The complaint further states that these proceedings violate the presumptive right of access to judicial proceedings and records in civil and criminal cases guaranteed by 1st Amendment to the Constitution as applied to the states in the 14th Amendment.
Press reports indicate that Chief Judge Leo Strine responded to the allegations in a public statement that included the following:
[t]hroughout American history, it has long been recognized that not all aspects of the judicial process are subject to public access, and the courts of this state regularly mediate disputes among citizens, including businesses, and can only do so effectively if the confidentiality of the process is respected.
The court connected arbitration programs I’m familiar with typically occur in open court without confidentiality protection and the loser can appeal ask the trial court for a trial de-novo. Furthermore, if the appellant either loses the case or fails to improve on the arbitration ruling by a certain monetary amount (usually a percentage), the court imposes penalty on that party. I’ve never heard of anything like what’s happening in Delaware.
My super quick look into the matter confirms that several courts have noted a right to access to judicial records and documents, See e.g., Nixon v. Warner Communications, Inc., 435 U.S. 589, 597 (1978) (recognizing a common law right of access to judicial records and documents), but we all know that documents can filed under seal in special circumstances and there are confidentiality interests in special cases, like proceedings involving juveniles. Outside of a case involving nothing but trade secrets, I have a tough time coming up for a compelling state interest supporting the confidentiality of business arbitration. And what about the arbitration hearings themselves? Again, there needs to be a special reason for the court to conduct a confidential hearing, and I don’t see it outside of trade secrets. And to add to the curiosity, one can appeal the arbitration to the state supreme court, which then makes the proceeding public. Hmmm. This case is going to be very interesting to watch and should spurn some great commentary.
If the parties really want to go to an arbitration, why not go to the private market? I expect that these proceedings are being used as advisory opinions. They’re binding on the parties, money can/will change hands, but the case law won’t change. And since we know that Delaware case law is Talmudic when it comes to the law of corporations, who wouldn’t want a “secret” opinion from the most important court in the world with regard to corporations?
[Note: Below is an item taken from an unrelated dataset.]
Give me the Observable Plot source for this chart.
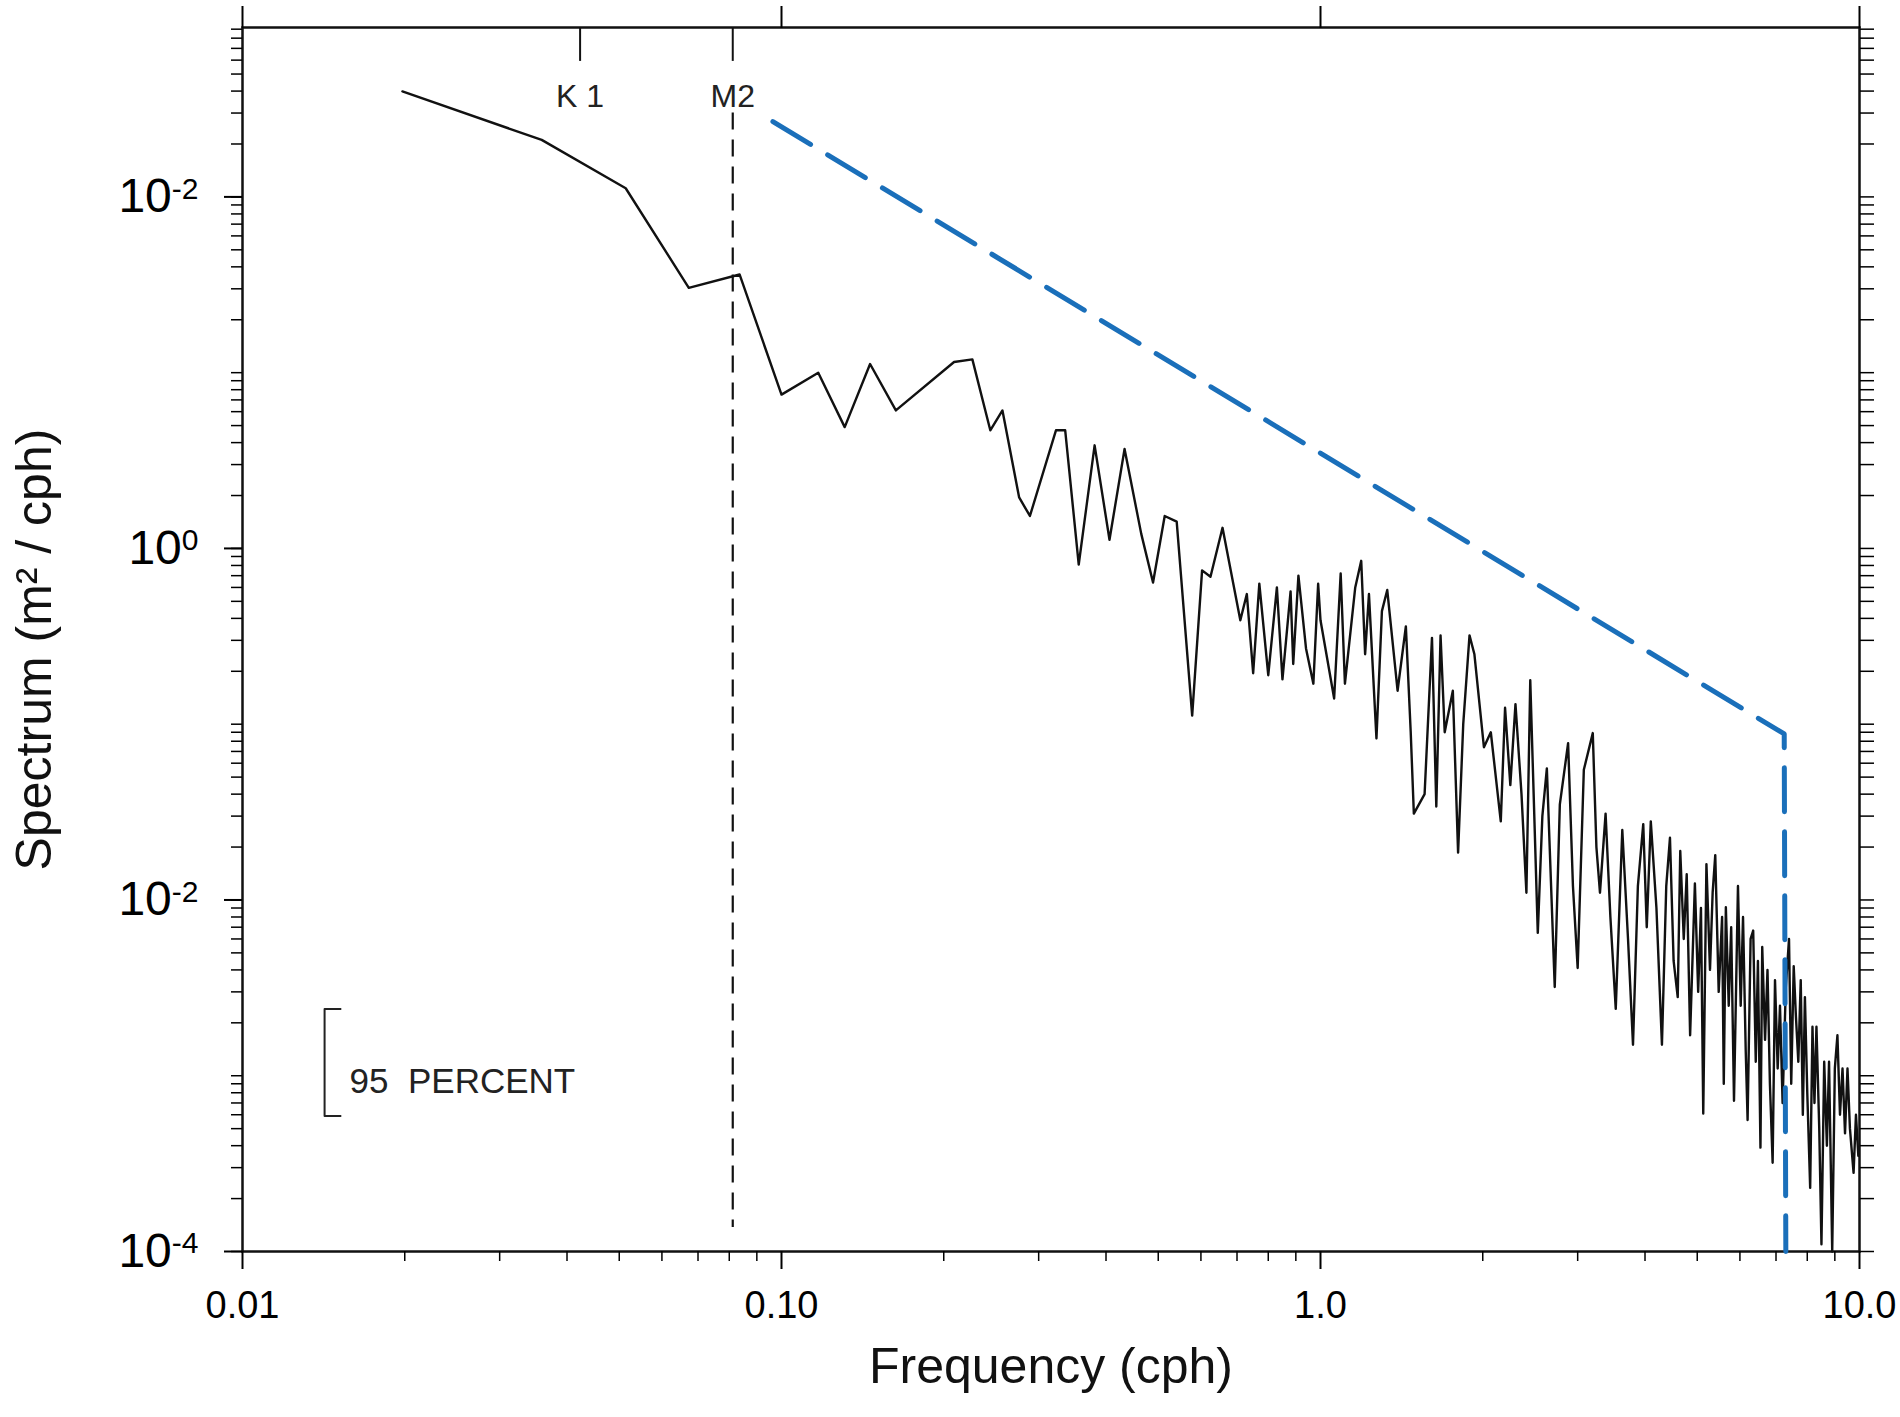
<!DOCTYPE html>
<html><head><meta charset="utf-8">
<script src="https://cdn.jsdelivr.net/npm/d3@7"></script>
<script src="https://cdn.jsdelivr.net/npm/@observablehq/plot@0.6"></script>
<style>body{margin:0;background:#fff}</style>
</head><body><div id="chart"></div>
<script>
const freq = [0.0198,0.0359,0.0514,0.0673,0.0836,0.100,0.117,0.131,0.146,0.163,0.209,0.226,0.244,0.257,0.276,0.289,0.323,0.336,0.356,0.381,0.406,0.433,0.465,0.489,0.514,0.541,0.578,0.603,0.625,0.658,
0.71,0.73,0.75,0.77,0.80,0.83,0.85,0.88,0.89,0.91,0.94,0.97,0.99,1.00,1.06,1.09,1.11,1.16,1.19,1.21,1.23,1.27,1.30,1.33,1.39,1.44,1.47,1.49,1.56,1.61,1.64,1.67,1.70,1.76,1.80,1.84,1.89,1.93,2.01,2.07,2.16,2.20,2.25,2.30,2.36,2.41,2.45,2.53,2.58,2.63,2.72,2.78,
2.88,2.94,3.00,3.08,3.20,3.25,3.30,3.38,3.45,3.53,3.63,3.72,3.80,3.88,3.97,4.03,4.10,4.20,4.30,
4.38,4.45,4.52,4.60,4.65,4.72,4.78,4.85,4.95,5.02,5.08,5.13,5.20,5.28,5.34,5.40,5.48,5.56,5.60,5.65,5.72,5.78,5.85,5.95,6.02,6.08,6.15,6.20,6.28,6.35,6.42,6.48,6.55,6.60,6.68,6.75,6.82,6.90,6.97,7.05,7.12,7.20,7.30,7.40,7.47,7.55,7.62,7.70,7.78,7.85,7.92,8.00,8.10,8.18,8.25,8.32,8.42,8.50,8.60,8.70,8.78,8.90,9.00,9.10,9.20,9.30,9.40,9.50,9.60,9.75,9.85,9.95];
const spectrum = [398,211,112,30.4,36.2,7.5,10,4.9,11.2,6.1,11.5,11.9,4.7,6.1,1.95,1.53,4.7,4.7,0.81,3.86,1.12,3.68,1.21,0.64,1.53,1.42,0.112,0.75,0.69,1.31,
0.39,0.55,0.195,0.63,0.19,0.6,0.18,0.57,0.22,0.70,0.27,0.17,0.63,0.39,0.14,0.72,0.17,0.6,0.85,0.25,0.55,0.083,0.44,0.58,0.155,0.36,0.091,0.031,0.040,0.31,0.034,0.32,0.09,0.155,0.0186,0.1,0.32,0.25,0.074,0.09,0.028,0.124,0.045,0.13,0.04,0.011,0.178,0.0065,0.03,0.056,0.0032,0.035,
0.078,0.012,0.0041,0.055,0.089,0.02,0.011,0.031,0.008,0.0024,0.025,0.006,0.0015,0.012,0.027,0.007,0.028,0.009,0.0015,
0.012,0.0226,0.0045,0.0028,0.019,0.006,0.014,0.0017,0.0124,0.003,0.009,0.00061,0.016,0.004,0.011,0.018,0.003,0.008,0.0009,0.0091,0.0025,0.007,0.00072,0.012,0.0025,0.008,0.0014,0.00056,0.006,0.0067,0.0012,0.0045,0.00039,0.0054,0.0016,0.004,0.0009,0.00032,0.0035,0.0011,0.0025,0.0007,0.0032,0.006,0.0009,0.0042,0.0022,0.0012,0.0035,0.0006,0.0028,0.0008,0.00023,0.0019,0.0007,0.0019,0.0005,0.00011,0.0012,0.0004,0.0012,0.0001,0.0011,0.0017,0.0006,0.0011,0.00047,0.0011,0.0005,0.00028,0.0006,0.00035];
const slopeFreq = [0.0964, 7.25, 7.3];
const slopeValue = [268, 0.088, 0.0001];
const m2Freq = 0.0812, m2Range = [300, 0.000137];
const tideFreq = [0.0423, 0.0812], tideNames = ["K 1", "M2"], tideTickTop = 920, tideTickBottom = 590, tideLabelY = 370;
const confFreq = [0.0152, 0.0142, 0.0142, 0.0152], confValue = [0.0024, 0.0024, 0.00059, 0.00059];
const confLabel = "95  PERCENT", confLabelFreq = 0.0158, confLabelValue = 0.00092;
const xMajor = [0.01, 0.1, 1, 10], xLabels = ["0.01", "0.10", "1.0", "10.0"];
const yMajor = [1e-4, 1e-2, 1, 100], yExponents = ["-4", "-2", "0", "-2"];
const xMinor = d3.range(-2, 1).flatMap(e => d3.range(2, 10).map(m => m * 10 ** e));
const yMinor = d3.range(-4, 3).flatMap(e => d3.range(1, 10).map(m => m * 10 ** e)).filter(v => v <= 920);

const data = freq.map((f, i) => ({f, v: spectrum[i]}));
const slope = slopeFreq.map((f, i) => ({f, v: slopeValue[i]}));
const conf = confFreq.map((f, i) => ({f, v: confValue[i]}));
const font = "Liberation Sans, Arial, sans-serif";

const plot = Plot.plot({
  width: 1900, height: 1417,
  marginLeft: 242, marginRight: 41, marginTop: 27, marginBottom: 166,
  style: {fontFamily: font, background: "#fff"},
  x: {type: "log", domain: [0.01, 10]},
  y: {type: "log", domain: [1e-4, 920]},
  marks: [
    Plot.frame({stroke: "#111", strokeWidth: 2.5}),
    Plot.axisX({ticks: xMajor, tickFormat: d => xLabels[xMajor.indexOf(d)], tickSize: 18, tickPadding: 22, fontSize: 38, strokeWidth: 2, label: null}),
    Plot.axisX({ticks: xMinor, tickFormat: () => "", tickSize: 10, strokeWidth: 1.5, label: null}),
    Plot.axisX({anchor: "top", ticks: xMajor, tickFormat: () => "", tickSize: 22, strokeWidth: 2, label: null}),
    Plot.axisY({ticks: yMajor, tickFormat: () => "10", tickSize: 18, tickPadding: 26, fontSize: 48, strokeWidth: 2, label: null}),
    Plot.axisY({ticks: yMinor, tickFormat: () => "", tickSize: 11, strokeWidth: 1.5, label: null}),
    Plot.axisY({anchor: "right", ticks: yMinor, tickFormat: () => "", tickSize: 14, strokeWidth: 1.5, label: null}),
    Plot.ruleX(tideFreq, {x: d => d, y1: tideTickTop, y2: tideTickBottom, stroke: "#111", strokeWidth: 2}),
    Plot.text(tideFreq, {x: d => d, y: tideLabelY, text: (d, i) => tideNames[i], fontSize: 32, fill: "#222", letterSpacing: 2}),
    Plot.ruleX([m2Freq], {x: d => d, y1: m2Range[0], y2: m2Range[1], stroke: "#111", strokeWidth: 2.2, strokeDasharray: "17,10"}),
    Plot.line(data, {x: "f", y: "v", stroke: "#111", strokeWidth: 2.4}),
    Plot.line(slope, {x: "f", y: "v", stroke: "#1a6fba", strokeWidth: 5, strokeDasharray: "44,20"}),
    Plot.line(conf, {x: "f", y: "v", stroke: "#222", strokeWidth: 2}),
    Plot.text([confLabel], {x: confLabelFreq, y: confLabelValue, text: d => d, textAnchor: "start", fontSize: 35, fill: "#222", letterSpacing: 6}),
    Plot.text(["Frequency (cph)"], {frameAnchor: "bottom", dy: 131, text: d => d, fontSize: 50, fill: "#111"}),
    Plot.text(["Spectrum (m² / cph)"], {frameAnchor: "left", textAnchor: "middle", dx: -208, dy: 10, rotate: -90, text: d => d, fontSize: 50, fill: "#111"})
  ]
});
document.getElementById("chart").append(plot);
const labs = plot.querySelectorAll('g[aria-label="y-axis tick label"] text');
labs.forEach((t, i) => {
  const ts = document.createElementNS("http://www.w3.org/2000/svg", "tspan");
  ts.setAttribute("dy", "-0.45em");
  ts.setAttribute("font-size", "30");
  ts.textContent = yExponents[i];
  t.appendChild(ts);
});
</script></body></html>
Hat Tip, Verity Winship, Prawfsblog
It’s the costs involved with private arbitration, some often eclipsing litigation and the fact that the Delaware Courts are heralded as some of the best (the best in some annual assessments) that make this an atttractive idea to litigants.
This is also voluntary and I don’t see how it differs from the confidentiality provisions of a sealed settlement.
An interesting question, particularly since the provision applies only to businesses and the arbitrators are sitting judges. I tend to agree with the complaint that these proceedings amount to nothing more than a “secret judicial proceeding,” given its adjudicative nature and the fact that the judge hearing the arbitration likely would have been the one deciding the case anyway. Also, since the justification offered for confidentiality seems to be along the lines of “mediations are confidential, so arbitration should be too,” why is the privilege extended only to businesses? Given that individuals are entitled to confidential mediations, it seems difficult to find a justification for distinguishing between individuals and businesses in the arbitration context.